September 26, 2017

From JHNewsAndGuide.com

A Rock Springs man who was attacked by a grizzly bear Monday morning was mauled twice but still managed to ride on horseback to rescuers.

James Moore, 41, was hunting near the Whetstone Trail in the Teton Wilderness when a sow with two cubs attacked him, Teton County Sheriff’s Office Lt. Matt Carr said.

“He heard the brush rustling right next to him,” Carr said. “He turned and the next thing he knew the bear was on top of him.”

Moore was able to get free and call out to the two other hunters in his party who were scouting nearby around 10 a.m. But before Moore could get to safety the bear came back and attacked him again, Carr said.

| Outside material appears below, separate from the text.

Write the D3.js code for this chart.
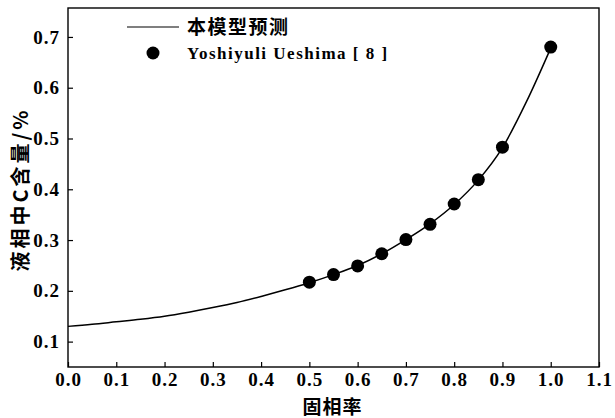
<!DOCTYPE html>
<html>
<head>
<meta charset="utf-8">
<script src="https://cdn.jsdelivr.net/npm/d3@7"></script>
<style>
  html, body { margin: 0; padding: 0; background: #fff; }
  svg { display: block; }
</style>
</head>
<body>
<svg id="chart" width="615" height="418"></svg>
<script>
// Model prediction: liquid-phase carbon content vs. solid fraction
const modelFs = [0.00, 0.05, 0.10, 0.15, 0.20, 0.25, 0.30, 0.35, 0.40, 0.45, 0.50, 0.55, 0.60, 0.65, 0.70, 0.75, 0.80, 0.85, 0.90, 0.95, 1.00];
const modelC  = [0.130, 0.134, 0.139, 0.144, 0.150, 0.158, 0.167, 0.177, 0.189, 0.202, 0.216, 0.232, 0.250, 0.273, 0.301, 0.332, 0.370, 0.418, 0.482, 0.573, 0.678];

// Measured data (Yoshiyuli Ueshima [8])
const expFs = [0.50, 0.55, 0.60, 0.65, 0.70, 0.75, 0.80, 0.85, 0.90, 1.00];
const expC  = [0.217, 0.232, 0.249, 0.273, 0.301, 0.331, 0.371, 0.419, 0.483, 0.680];

const xTicks = [0.0, 0.1, 0.2, 0.3, 0.4, 0.5, 0.6, 0.7, 0.8, 0.9, 1.0, 1.1];
const yTicks = [0.1, 0.2, 0.3, 0.4, 0.5, 0.6, 0.7];

const legendLabels = ["本模型预测", "Yoshiyuli Ueshima [ 8 ]"];
const xTitle = "固相率";
const yTitle = "液相中C含量/%";

const svg = d3.select("#chart");
const W = 615, H = 418;
const m = { left: 68, right: 16, top: 8, bottom: 51 };
const pw = W - m.left - m.right, ph = H - m.top - m.bottom;

const x = d3.scaleLinear().domain([0, 1.1]).range([m.left, m.left + pw]);
const y = d3.scaleLinear().domain([0.05, 0.757]).range([m.top + ph, m.top]);

const serif = "'Liberation Serif', 'DejaVu Serif', serif";
const cjk = "'Noto Sans CJK SC', sans-serif";

// Axes with inward ticks
const xAxis = d3.axisBottom(x).tickValues(xTicks).tickFormat(d3.format(".1f"))
  .tickSizeInner(-5).tickSizeOuter(0).tickPadding(6);
const yAxis = d3.axisLeft(y).tickValues(yTicks).tickFormat(d3.format(".1f"))
  .tickSizeInner(-5).tickSizeOuter(0).tickPadding(8);

const gx = svg.append("g").attr("transform", `translate(0,${m.top + ph})`).call(xAxis);
const gy = svg.append("g").attr("transform", `translate(${m.left},0)`).call(yAxis);
[gx, gy].forEach(g => {
  g.select(".domain").remove();
  g.selectAll(".tick line").attr("stroke", "#000").attr("stroke-width", 1.2);
  g.selectAll(".tick text")
    .attr("fill", "#000")
    .style("font-family", serif)
    .style("font-size", "19px")
    .style("font-weight", "bold")
    .style("letter-spacing", "1px");
});

// Plot frame
svg.append("rect")
  .attr("x", m.left).attr("y", m.top)
  .attr("width", pw).attr("height", ph)
  .attr("fill", "none").attr("stroke", "#000").attr("stroke-width", 1.4);

// Model curve
const line = d3.line()
  .x((d, i) => x(modelFs[i]))
  .y((d, i) => y(modelC[i]))
  .curve(d3.curveMonotoneX);
svg.append("path")
  .datum(modelC)
  .attr("d", line)
  .attr("fill", "none")
  .attr("stroke", "#000")
  .attr("stroke-width", 1.5);

// Measured points
svg.append("g").selectAll("circle")
  .data(expC)
  .join("circle")
  .attr("cx", (d, i) => x(expFs[i]))
  .attr("cy", d => y(d))
  .attr("r", 6.5)
  .attr("fill", "#000");

// Legend
const lg = svg.append("g");
lg.append("line")
  .attr("x1", 127).attr("x2", 179).attr("y1", 27).attr("y2", 27)
  .attr("stroke", "#000").attr("stroke-width", 1.2);
lg.append("text")
  .attr("x", 187).attr("y", 27).attr("dy", "0.35em")
  .style("font-family", cjk).style("font-size", "19px").style("font-weight", "bold")
  .style("letter-spacing", "1.5px")
  .text(legendLabels[0]);
lg.append("circle").attr("cx", 153).attr("cy", 53).attr("r", 6.5).attr("fill", "#000");
lg.append("text")
  .attr("x", 187).attr("y", 53).attr("dy", "0.35em")
  .style("font-family", serif).style("font-size", "17px").style("font-weight", "bold")
  .style("letter-spacing", "1.5px")
  .text(legendLabels[1]);

// Axis titles
svg.append("text")
  .attr("x", m.left + pw / 2 - 1).attr("y", 407)
  .attr("text-anchor", "middle").attr("dy", "0.35em")
  .style("font-family", cjk).style("font-size", "19px").style("font-weight", "bold")
  .style("letter-spacing", "1px")
  .text(xTitle);
svg.append("text")
  .attr("transform", `translate(21,${m.top + ph / 2 + 2}) rotate(-90)`)
  .attr("text-anchor", "middle").attr("dy", "0.35em")
  .style("font-family", cjk).style("font-size", "20px").style("font-weight", "bold")
  .style("letter-spacing", "3px")
  .text(yTitle);
</script>
</body>
</html>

Moore had severe lacerations on his head, lip, nose and left arm, sheriff’s Sgt. Todd Stanyon said, along with bite marks on his back and rear hip area. Initial calls reported that some of the bites were 2 to 3 inches deep.

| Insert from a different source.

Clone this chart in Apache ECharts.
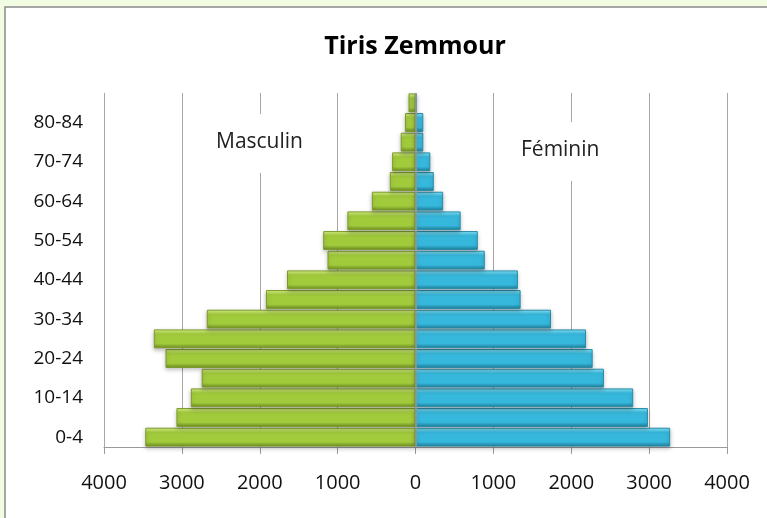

After Carr went to the Pacific Creek trailhead he categorized the facial injury as severe, but not life threatening. But he said he “would imagine it would be a long recovery.”

At 4 p.m. Monday a representative of Eastern Idaho Regional Medical Center in Idaho Falls said Moore was in surgery.

Carr said Moore had bear spray in his pack and a rifle in his hand, but the attack happened so quickly that neither was used.

“He did not have time to react in any way,” Carr said.

After the other two hunters heard the commotion, Carr said, they fired a few rounds off into the air in an effort to scare the bear. The Sheriff’s Office was not sure what the party was hunting, but Carr said it was either deer or elk.

Carr said the victim reported that it was a sow grizzly that mauled him and that she had two large cubs with her. The other hunters in the party didn’t see the bears; the animals had left by the time the hunters arrived.

“These were not cuddly little baby bears,” Carr said. “These were full-grown cubs.”

Grizzly cubs stay with their mothers until they are 2 or 3 years old.

Wyoming Game and Fish is investigating the incident, but was not able to comment on the situation as of press time.

Teton County Search and Rescue was en route to the scene after a member of Moore’s party activated a personal locator beacon at 12:33 p.m. that translated an SOS message and location coordinates. The beacon does not transmit a specific message, so Carr said they weren’t sure at first what exactly they were responding to.

Carr said deputies were headed to the area in a Teton Interagency Helicopter when the 911 call came through describing the incident. Search and Rescue, with assistance from Grand Teton National Park, was able to get a team in to “package the patient and transport him to the trailhead.”

The three hunters had several horses with them, and Moore rode most of the way out on his own, Carr said. Because of the personal locator beacon, Search and Rescue was able to track the movement of the party and find out exactly where they were.

“We had updates on the patient’s location that kept coming in,” Carr said. “They were moving pretty quickly.”

Moore was then airlifted from the Pacific Creek trailhead in the Bridger-Teton National Forest to the hospital in Idaho.

This is the first grizzly bear mauling in Teton County this year. There were two reported bear maulings last fall: one near Togwotee and another in Skull Creek.